The big problem with registers is they're in *hardware*: you're stuck with the existing names and sizes, and every function has to share them, just like global variables. If you made up a new language where there are only five global variables, with weird hardcoded names, you'd be laughed straight to the HR office to be fired!

One caution: if you see some assembly where the register names have a percent sign in front of them, like "%eax", you're probably looking at the GNU/AT&T syntax, which annoyingly puts all the registers in the reverse order from the Intel syntax we'll be using.

Arithmetic In Assembly

Here's how you add two numbers in assembly:

Put the first number into a register
Put the second number into a register
Add the two registers
Return the result

Here's the C/C++ equivalent:

int a = 3;
int c = 7;
a += c;
return a;

And finally here's the assembly code:

mov eax, 3
mov ecx, 7
add eax, ecx
ret

(executable NetRun link)

Here are some x86 arithmetic instructions.

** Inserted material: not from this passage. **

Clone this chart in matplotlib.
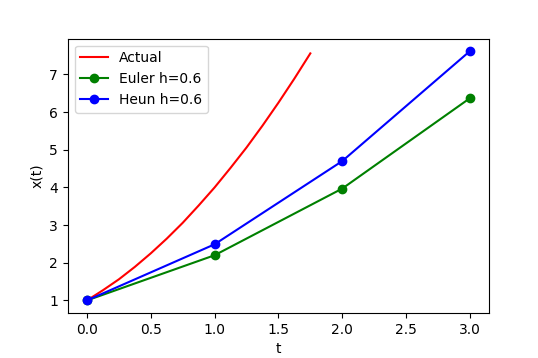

Note that they *all* take just two registers, the destination and the source.

Opcode	C++	Example
add	+	add eax,ecx
sub	-	sub eax,ecx
imul	*	imul eax,ecx
and	&	and eax,ecx
or	\|	or eax,ecx
xor	^	xor eax,ecx
not	~	not eax

Be careful doing these! Assembly is *line* oriented, so you can't say anything like this:
add edx, eax-ecx ; won't work
add edx,(sub eax,ecx) ; won't work

but you can say:
sub eax,ecx
add edx,eax

In assembly, arithmetic has to be broken down into one operation at a time, one instruction per line. This is actually a limitation of the instruction set, a reflection of the hardware available at the time Intel designed these instructions.